-- Entries with chart source code --
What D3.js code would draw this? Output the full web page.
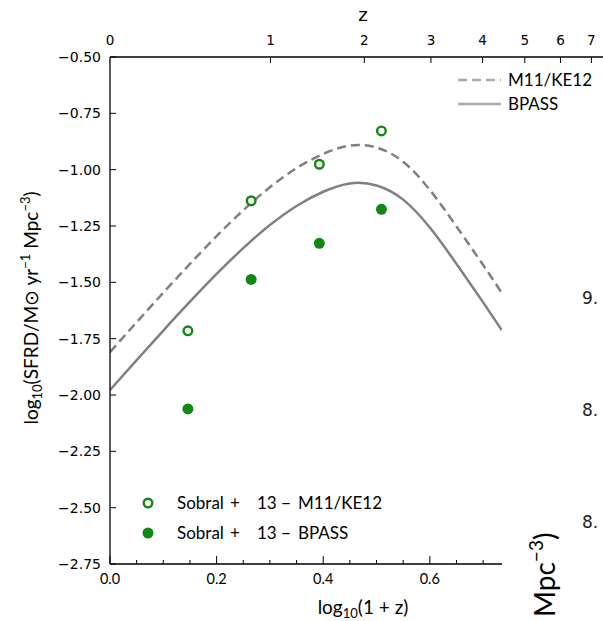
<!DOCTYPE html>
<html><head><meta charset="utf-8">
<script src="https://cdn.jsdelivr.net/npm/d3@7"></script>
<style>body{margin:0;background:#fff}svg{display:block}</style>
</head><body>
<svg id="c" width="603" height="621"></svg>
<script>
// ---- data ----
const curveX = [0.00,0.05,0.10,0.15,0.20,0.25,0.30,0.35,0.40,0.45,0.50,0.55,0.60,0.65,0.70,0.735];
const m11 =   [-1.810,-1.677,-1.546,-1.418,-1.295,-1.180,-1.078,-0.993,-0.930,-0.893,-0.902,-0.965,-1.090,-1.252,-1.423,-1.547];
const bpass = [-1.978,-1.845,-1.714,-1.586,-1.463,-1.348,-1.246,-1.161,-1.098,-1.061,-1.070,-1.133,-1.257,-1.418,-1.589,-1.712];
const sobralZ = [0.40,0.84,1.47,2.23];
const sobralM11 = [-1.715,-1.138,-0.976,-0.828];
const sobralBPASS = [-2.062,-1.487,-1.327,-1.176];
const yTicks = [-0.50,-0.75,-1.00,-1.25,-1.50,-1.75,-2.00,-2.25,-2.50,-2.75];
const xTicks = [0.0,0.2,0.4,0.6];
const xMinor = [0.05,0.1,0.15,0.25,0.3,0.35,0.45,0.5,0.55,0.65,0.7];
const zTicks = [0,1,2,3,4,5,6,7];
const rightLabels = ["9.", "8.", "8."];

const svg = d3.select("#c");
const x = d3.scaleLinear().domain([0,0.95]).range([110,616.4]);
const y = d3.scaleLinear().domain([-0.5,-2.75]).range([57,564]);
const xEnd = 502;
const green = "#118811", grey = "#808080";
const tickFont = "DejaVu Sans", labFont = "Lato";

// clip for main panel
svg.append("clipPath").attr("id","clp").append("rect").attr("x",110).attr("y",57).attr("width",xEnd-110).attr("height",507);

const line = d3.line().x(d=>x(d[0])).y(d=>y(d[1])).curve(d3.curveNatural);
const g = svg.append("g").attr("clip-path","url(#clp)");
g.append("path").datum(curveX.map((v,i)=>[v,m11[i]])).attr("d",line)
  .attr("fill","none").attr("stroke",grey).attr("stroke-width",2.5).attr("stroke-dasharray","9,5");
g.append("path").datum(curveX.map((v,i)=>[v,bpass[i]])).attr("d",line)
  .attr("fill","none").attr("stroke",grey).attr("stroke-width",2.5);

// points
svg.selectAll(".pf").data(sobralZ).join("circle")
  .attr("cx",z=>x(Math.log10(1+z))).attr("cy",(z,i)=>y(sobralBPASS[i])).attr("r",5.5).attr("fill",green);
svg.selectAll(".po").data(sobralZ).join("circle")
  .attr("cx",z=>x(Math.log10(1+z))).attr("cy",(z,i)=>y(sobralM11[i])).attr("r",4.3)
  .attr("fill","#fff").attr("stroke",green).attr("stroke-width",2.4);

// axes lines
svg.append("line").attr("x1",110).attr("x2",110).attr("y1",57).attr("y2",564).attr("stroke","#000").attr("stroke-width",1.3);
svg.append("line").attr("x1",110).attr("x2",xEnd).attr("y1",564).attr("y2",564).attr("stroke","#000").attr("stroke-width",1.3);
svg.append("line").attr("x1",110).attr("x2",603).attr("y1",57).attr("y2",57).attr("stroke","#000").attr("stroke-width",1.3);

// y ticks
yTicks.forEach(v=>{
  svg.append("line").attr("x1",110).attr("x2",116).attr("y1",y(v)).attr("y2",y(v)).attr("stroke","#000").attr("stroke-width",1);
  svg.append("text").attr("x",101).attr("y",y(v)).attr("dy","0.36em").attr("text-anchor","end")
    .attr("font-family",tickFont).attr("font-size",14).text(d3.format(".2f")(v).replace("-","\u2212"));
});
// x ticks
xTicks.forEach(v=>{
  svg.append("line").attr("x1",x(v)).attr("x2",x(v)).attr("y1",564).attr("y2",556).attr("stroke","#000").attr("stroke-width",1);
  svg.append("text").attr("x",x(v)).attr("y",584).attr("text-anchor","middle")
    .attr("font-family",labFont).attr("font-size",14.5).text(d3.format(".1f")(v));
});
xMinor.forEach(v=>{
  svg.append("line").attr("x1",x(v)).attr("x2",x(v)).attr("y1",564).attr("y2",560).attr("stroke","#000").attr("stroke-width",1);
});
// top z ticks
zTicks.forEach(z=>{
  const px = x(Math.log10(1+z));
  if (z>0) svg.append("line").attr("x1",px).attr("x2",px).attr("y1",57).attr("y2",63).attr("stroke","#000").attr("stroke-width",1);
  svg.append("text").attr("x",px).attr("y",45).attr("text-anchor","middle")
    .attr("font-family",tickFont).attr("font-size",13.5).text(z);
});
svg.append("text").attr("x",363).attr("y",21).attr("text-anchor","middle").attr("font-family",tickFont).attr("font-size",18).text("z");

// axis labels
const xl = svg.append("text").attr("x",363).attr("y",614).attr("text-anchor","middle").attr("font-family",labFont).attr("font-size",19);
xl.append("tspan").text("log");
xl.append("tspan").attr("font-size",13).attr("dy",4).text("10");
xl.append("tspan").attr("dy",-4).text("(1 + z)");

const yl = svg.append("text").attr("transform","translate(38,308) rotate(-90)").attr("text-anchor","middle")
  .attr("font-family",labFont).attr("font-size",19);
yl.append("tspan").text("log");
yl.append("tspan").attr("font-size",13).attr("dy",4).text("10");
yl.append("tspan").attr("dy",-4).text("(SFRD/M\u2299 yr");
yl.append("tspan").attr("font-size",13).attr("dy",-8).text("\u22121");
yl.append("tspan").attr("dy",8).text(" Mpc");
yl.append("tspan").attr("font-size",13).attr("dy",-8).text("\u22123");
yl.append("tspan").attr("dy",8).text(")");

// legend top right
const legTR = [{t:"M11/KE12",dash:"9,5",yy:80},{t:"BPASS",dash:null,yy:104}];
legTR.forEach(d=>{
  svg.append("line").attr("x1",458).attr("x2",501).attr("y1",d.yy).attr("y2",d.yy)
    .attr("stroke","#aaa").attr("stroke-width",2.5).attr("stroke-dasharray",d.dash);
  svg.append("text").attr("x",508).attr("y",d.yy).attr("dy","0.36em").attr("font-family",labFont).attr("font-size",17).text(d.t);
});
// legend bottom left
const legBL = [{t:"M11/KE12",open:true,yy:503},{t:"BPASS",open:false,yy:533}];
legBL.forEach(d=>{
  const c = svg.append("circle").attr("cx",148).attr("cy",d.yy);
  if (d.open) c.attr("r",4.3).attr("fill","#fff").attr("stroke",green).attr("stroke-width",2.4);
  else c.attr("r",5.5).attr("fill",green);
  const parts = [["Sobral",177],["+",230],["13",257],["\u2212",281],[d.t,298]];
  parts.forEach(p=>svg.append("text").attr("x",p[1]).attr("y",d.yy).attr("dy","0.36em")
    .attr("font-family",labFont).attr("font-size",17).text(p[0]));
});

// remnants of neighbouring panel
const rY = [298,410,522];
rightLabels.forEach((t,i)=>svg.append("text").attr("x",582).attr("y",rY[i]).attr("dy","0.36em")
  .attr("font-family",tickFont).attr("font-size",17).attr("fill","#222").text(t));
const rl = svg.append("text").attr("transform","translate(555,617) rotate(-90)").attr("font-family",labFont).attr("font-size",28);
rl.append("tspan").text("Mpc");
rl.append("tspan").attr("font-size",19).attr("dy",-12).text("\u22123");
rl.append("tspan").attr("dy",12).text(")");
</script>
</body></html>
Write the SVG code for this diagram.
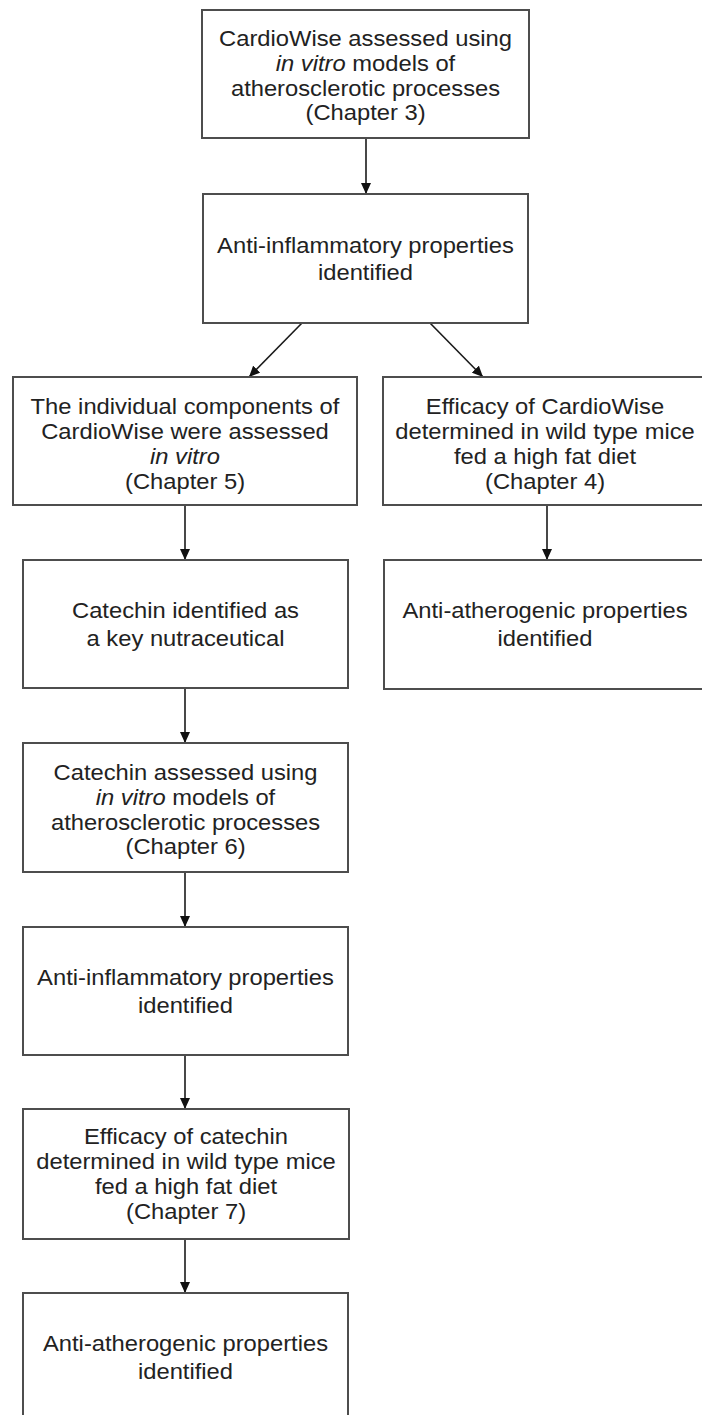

...

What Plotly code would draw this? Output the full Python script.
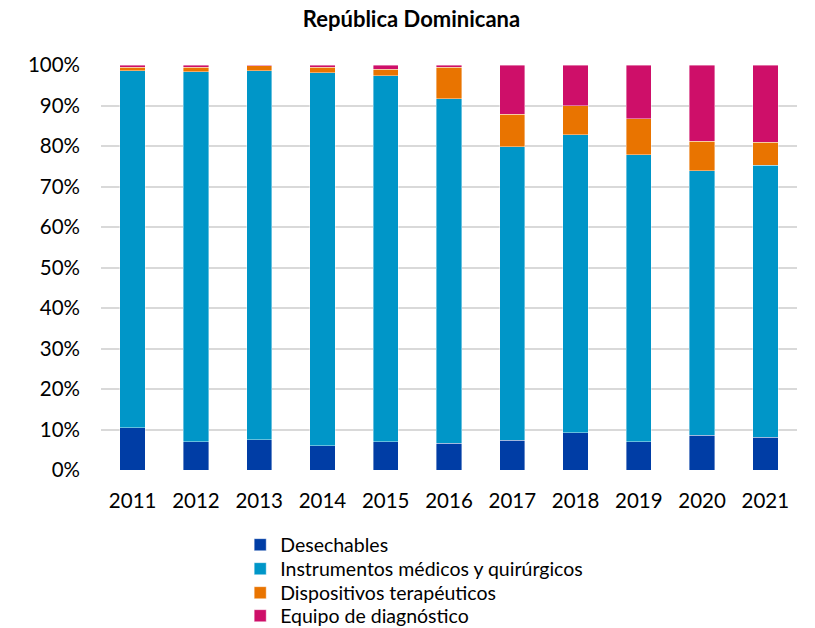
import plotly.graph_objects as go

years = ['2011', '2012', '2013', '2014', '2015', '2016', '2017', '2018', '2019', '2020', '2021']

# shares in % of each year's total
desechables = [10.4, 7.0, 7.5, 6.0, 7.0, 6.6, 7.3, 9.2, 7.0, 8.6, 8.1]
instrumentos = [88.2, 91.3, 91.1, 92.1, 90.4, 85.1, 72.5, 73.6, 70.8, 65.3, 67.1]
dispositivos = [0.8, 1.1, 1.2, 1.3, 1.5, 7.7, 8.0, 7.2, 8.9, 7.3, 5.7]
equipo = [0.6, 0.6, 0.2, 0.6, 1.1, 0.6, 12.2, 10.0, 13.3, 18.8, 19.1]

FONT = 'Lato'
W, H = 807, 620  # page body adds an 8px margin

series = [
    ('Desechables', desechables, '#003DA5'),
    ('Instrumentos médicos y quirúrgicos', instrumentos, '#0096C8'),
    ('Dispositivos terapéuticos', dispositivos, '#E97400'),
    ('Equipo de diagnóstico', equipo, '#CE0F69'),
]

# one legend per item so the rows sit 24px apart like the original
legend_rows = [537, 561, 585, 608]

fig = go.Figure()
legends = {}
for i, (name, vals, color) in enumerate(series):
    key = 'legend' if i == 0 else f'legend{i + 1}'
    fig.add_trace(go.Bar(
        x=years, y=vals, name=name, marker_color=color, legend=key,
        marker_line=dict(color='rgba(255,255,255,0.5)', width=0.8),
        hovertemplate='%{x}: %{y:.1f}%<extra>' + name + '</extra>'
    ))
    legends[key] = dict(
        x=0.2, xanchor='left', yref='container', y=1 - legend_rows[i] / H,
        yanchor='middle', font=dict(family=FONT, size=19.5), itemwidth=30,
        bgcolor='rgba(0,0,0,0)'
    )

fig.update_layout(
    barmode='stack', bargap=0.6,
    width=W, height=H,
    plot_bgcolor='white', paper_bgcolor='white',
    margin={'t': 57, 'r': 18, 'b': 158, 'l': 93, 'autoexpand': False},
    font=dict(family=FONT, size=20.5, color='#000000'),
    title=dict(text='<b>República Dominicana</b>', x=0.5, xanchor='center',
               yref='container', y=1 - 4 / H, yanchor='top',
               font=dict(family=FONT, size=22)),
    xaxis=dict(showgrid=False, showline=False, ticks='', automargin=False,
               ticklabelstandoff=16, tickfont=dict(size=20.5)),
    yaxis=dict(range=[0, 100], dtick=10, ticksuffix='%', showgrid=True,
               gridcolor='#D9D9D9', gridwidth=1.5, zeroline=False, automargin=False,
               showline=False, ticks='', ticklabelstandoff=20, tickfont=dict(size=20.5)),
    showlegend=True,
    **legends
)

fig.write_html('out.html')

...

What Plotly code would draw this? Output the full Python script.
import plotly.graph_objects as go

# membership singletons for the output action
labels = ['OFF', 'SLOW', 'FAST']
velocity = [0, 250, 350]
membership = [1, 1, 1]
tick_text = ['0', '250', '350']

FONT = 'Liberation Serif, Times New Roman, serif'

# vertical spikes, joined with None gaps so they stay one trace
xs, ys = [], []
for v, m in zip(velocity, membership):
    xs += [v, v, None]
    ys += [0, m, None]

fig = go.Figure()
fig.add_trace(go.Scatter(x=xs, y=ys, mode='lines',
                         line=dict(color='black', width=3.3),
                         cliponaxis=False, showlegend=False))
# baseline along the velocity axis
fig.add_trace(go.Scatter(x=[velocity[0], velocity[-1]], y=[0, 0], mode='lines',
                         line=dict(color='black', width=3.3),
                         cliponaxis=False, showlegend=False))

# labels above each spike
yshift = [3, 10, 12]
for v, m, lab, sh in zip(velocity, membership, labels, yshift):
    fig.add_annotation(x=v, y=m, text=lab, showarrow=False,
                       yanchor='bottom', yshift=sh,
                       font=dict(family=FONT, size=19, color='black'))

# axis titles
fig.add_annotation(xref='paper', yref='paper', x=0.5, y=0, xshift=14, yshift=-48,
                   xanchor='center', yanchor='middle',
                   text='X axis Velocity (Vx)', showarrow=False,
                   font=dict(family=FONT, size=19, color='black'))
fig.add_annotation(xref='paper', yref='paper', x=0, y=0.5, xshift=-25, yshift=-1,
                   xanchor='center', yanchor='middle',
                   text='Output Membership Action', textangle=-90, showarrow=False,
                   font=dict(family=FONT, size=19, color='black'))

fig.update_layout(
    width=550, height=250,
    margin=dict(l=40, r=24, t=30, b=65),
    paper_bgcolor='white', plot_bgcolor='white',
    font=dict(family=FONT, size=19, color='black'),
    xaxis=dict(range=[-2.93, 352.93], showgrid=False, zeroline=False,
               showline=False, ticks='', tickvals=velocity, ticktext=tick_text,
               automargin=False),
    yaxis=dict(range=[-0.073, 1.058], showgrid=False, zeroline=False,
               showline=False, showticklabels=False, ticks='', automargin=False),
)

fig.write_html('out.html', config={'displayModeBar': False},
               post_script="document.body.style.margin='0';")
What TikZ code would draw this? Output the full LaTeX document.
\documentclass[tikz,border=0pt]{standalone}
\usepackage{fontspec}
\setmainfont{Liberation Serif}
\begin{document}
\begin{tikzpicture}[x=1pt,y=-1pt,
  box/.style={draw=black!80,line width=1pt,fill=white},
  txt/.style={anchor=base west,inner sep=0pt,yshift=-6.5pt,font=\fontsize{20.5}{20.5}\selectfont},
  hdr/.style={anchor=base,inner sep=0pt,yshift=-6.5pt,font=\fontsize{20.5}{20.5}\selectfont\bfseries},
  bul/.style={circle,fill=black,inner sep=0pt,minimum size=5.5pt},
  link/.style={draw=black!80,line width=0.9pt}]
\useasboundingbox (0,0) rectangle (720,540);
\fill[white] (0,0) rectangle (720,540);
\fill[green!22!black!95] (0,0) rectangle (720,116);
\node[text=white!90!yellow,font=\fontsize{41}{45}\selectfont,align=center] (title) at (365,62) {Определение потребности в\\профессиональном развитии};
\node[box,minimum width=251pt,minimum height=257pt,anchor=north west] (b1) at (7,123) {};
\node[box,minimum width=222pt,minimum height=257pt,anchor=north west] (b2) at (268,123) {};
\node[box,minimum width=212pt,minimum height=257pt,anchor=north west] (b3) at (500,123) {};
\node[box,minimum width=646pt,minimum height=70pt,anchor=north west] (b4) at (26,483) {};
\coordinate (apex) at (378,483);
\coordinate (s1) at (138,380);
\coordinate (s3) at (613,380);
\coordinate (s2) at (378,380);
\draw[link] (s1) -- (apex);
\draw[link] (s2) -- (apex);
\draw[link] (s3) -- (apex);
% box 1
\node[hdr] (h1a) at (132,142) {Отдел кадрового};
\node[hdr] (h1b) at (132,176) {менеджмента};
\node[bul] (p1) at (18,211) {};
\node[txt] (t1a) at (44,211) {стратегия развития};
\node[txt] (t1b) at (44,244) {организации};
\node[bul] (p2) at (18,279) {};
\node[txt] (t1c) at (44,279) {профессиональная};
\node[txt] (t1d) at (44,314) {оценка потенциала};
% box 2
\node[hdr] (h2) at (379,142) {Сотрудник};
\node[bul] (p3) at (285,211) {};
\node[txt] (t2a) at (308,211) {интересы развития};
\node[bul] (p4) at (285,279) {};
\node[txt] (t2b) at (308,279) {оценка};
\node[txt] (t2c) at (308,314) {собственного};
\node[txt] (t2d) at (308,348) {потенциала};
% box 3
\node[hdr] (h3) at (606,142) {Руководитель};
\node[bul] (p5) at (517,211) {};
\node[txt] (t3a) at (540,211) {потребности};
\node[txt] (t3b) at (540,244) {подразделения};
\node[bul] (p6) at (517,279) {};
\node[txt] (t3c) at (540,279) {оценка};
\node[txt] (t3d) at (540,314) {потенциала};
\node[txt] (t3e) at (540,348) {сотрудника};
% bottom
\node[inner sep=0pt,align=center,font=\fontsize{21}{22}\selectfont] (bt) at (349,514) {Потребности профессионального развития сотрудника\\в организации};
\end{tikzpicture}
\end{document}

-- Work to do --
Identify the lines in the records above that contain the word "full", then state how many there are and nothing more.

-- Completed task --
4